**DIRECTIVE**
No pictures go into the copy. Write out exactly the lines below from the one containing "Clone this chart in Bokeh." through the one containing "from bokeh.resources import INLINE".

**PROVIDED ENTRIES**
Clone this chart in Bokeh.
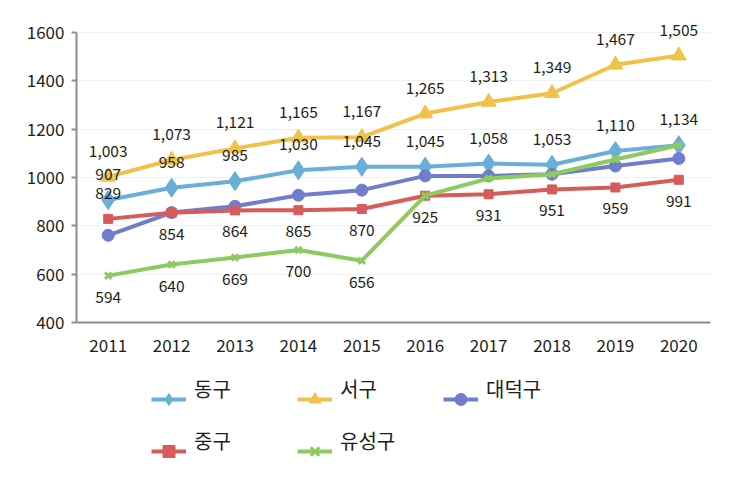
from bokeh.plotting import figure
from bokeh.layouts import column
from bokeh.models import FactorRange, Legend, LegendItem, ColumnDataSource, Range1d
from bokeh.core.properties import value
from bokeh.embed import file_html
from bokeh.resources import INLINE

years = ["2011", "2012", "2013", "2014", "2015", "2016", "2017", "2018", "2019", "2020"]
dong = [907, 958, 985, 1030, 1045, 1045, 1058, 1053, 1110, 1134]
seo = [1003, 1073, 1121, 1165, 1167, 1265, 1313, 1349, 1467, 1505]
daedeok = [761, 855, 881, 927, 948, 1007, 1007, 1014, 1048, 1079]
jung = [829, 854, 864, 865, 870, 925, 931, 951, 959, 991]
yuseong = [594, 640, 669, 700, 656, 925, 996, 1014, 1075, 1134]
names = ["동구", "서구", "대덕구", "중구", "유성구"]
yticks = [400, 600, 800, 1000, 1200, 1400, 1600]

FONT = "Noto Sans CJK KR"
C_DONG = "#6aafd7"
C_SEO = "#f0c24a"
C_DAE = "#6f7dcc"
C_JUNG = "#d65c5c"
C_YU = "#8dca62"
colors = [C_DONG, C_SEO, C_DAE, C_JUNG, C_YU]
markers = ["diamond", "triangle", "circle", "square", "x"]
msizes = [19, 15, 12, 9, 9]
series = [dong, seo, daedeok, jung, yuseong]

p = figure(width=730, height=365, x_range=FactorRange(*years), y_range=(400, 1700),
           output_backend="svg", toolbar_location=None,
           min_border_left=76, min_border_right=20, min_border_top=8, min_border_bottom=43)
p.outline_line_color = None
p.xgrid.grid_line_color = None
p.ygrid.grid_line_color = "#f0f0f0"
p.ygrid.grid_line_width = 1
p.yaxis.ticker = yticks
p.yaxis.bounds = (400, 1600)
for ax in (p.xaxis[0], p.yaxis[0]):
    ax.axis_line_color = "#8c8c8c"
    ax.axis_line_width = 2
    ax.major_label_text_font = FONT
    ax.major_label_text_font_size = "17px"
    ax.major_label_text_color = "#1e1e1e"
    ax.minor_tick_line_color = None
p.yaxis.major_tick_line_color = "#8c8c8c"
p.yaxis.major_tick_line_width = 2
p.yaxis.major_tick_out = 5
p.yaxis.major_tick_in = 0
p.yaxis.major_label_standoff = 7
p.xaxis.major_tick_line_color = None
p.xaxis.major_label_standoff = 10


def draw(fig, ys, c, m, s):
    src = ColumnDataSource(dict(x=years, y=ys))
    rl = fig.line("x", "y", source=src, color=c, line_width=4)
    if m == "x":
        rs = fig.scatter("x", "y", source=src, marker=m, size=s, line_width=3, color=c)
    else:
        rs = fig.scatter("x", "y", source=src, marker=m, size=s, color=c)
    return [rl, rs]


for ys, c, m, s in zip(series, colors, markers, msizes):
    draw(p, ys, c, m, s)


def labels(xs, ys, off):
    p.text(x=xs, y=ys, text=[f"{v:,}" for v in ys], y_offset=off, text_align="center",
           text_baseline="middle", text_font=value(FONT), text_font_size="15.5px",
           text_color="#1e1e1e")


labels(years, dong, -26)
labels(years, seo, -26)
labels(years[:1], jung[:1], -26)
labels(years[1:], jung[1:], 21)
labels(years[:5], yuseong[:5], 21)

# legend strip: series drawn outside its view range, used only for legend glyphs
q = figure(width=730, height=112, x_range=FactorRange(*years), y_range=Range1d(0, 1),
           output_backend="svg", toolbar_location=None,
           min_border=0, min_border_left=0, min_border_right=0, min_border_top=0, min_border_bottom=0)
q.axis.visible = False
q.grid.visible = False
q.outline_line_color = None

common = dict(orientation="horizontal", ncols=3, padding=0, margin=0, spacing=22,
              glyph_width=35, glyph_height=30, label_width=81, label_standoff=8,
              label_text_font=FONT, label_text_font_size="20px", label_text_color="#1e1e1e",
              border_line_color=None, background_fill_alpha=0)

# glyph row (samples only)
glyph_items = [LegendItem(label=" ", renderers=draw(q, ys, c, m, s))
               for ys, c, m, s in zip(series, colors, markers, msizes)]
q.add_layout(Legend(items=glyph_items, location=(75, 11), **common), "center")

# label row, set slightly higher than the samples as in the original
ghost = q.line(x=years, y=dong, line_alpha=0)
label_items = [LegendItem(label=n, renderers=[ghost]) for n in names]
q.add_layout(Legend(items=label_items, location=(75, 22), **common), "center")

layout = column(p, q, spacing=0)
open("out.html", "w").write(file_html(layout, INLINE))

==

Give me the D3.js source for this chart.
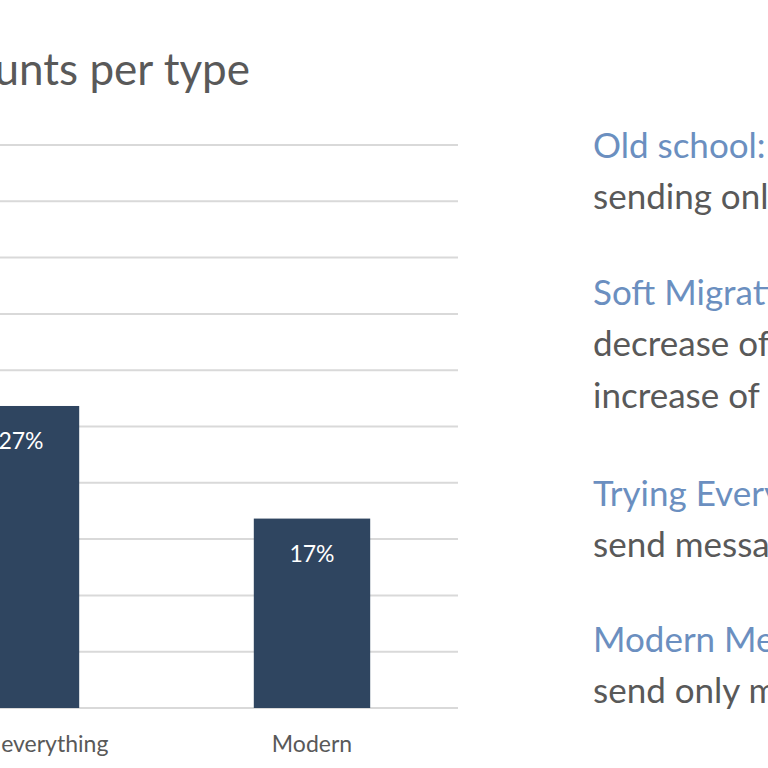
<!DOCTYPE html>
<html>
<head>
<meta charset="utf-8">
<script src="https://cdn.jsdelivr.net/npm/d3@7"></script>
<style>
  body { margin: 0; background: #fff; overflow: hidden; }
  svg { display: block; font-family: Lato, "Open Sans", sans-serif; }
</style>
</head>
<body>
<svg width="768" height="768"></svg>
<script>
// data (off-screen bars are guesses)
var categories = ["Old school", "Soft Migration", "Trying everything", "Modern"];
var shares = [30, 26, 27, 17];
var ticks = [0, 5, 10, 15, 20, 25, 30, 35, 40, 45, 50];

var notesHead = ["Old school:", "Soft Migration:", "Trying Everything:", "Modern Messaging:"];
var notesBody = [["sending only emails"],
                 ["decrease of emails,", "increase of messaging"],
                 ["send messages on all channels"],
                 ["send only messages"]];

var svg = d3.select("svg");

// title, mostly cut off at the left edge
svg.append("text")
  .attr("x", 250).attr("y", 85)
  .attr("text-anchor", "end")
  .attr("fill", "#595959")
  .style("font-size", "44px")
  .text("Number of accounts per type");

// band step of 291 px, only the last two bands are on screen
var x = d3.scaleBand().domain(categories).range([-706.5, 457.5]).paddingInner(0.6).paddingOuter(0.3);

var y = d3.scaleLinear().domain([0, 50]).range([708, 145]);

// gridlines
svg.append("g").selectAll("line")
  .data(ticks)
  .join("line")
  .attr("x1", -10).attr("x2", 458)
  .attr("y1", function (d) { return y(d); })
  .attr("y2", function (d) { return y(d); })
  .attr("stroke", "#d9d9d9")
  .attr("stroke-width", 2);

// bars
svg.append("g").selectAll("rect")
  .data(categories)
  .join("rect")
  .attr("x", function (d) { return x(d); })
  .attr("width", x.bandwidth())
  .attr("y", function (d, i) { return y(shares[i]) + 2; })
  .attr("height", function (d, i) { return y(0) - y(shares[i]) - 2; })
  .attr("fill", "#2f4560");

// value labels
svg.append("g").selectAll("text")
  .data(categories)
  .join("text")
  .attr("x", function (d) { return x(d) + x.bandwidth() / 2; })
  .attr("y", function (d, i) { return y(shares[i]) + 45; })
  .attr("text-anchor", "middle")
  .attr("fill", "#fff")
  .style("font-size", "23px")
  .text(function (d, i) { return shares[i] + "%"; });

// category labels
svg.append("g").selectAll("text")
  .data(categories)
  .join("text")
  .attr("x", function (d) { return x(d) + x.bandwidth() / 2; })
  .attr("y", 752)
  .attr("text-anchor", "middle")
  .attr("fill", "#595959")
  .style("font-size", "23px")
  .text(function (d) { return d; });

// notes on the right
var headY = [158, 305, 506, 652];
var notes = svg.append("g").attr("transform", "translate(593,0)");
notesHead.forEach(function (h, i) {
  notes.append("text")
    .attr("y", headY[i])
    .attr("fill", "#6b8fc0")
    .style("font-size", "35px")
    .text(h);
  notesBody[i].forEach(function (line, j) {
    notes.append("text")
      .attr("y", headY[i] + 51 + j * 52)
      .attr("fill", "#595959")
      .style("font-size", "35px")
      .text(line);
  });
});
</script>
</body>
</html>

--

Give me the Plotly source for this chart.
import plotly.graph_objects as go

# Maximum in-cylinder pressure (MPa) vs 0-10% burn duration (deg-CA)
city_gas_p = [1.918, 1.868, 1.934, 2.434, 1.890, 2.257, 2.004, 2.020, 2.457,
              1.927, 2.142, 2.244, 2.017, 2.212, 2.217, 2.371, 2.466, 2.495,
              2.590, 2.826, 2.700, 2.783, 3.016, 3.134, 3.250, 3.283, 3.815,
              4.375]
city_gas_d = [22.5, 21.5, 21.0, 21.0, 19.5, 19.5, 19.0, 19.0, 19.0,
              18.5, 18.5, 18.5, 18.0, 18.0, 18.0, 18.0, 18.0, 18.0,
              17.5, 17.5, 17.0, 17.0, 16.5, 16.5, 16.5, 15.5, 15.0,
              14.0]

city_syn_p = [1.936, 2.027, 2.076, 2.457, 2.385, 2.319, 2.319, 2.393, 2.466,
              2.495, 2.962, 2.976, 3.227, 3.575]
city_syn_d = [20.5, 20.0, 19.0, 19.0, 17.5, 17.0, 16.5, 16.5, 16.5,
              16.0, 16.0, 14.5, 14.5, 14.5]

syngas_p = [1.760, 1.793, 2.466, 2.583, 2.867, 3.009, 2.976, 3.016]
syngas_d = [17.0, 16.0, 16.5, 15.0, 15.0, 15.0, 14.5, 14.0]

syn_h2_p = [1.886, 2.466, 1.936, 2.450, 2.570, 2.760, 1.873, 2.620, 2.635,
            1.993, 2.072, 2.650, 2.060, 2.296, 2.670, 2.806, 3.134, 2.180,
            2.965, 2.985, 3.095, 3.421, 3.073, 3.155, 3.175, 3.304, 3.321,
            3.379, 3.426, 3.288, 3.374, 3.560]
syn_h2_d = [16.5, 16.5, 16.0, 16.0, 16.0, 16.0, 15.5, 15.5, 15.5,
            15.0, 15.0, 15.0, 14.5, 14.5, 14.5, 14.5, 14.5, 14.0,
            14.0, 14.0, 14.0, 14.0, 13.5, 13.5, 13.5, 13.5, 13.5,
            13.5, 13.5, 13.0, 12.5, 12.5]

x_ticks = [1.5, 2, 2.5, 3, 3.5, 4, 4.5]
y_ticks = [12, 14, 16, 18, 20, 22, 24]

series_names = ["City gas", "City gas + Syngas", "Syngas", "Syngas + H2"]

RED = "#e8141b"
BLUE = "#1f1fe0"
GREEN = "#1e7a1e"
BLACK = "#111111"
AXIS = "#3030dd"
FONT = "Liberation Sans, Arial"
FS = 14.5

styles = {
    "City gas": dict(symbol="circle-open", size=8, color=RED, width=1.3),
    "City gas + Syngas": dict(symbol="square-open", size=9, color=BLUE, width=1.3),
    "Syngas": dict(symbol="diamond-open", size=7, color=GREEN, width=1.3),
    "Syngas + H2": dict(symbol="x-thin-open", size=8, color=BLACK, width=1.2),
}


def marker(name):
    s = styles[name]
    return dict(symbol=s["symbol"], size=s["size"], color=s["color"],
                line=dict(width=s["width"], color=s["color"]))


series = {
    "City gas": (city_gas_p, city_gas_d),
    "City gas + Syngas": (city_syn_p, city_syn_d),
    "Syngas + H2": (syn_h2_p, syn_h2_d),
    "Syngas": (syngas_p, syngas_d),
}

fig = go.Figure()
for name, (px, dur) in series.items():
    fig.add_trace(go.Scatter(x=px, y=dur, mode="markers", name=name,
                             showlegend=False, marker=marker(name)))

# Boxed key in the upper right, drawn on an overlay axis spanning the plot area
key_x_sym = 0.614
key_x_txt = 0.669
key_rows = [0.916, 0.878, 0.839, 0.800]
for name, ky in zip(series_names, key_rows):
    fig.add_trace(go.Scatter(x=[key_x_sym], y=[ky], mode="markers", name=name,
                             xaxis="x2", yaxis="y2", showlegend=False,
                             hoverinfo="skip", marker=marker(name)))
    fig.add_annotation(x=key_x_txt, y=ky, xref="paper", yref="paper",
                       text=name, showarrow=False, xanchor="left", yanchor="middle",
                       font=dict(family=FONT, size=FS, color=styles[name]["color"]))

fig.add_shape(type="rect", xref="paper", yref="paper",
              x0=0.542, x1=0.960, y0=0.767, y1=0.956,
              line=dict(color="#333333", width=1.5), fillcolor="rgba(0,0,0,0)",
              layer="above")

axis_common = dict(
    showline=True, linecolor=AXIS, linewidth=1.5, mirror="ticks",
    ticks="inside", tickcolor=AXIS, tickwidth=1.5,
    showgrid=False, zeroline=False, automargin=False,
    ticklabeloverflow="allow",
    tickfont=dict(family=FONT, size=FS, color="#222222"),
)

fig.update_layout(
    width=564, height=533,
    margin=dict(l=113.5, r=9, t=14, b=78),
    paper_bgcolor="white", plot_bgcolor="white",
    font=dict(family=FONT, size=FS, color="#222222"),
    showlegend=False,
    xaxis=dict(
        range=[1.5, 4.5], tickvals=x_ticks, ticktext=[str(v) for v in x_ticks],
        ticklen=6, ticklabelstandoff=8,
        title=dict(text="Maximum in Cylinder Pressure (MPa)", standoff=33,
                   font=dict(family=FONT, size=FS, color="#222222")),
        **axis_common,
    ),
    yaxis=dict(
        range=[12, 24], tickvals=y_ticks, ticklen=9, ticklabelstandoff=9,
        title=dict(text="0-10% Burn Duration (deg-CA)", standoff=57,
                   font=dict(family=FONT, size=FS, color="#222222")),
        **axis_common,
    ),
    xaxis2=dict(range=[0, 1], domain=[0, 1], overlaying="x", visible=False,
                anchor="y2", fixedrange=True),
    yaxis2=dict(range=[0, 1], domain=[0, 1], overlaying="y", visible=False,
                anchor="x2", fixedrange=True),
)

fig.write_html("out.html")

**ANSWER TO THE PROBLEM**
Clone this chart in Bokeh.
from bokeh.plotting import figure
from bokeh.layouts import column
from bokeh.models import FactorRange, Legend, LegendItem, ColumnDataSource, Range1d
from bokeh.core.properties import value
from bokeh.embed import file_html
from bokeh.resources import INLINE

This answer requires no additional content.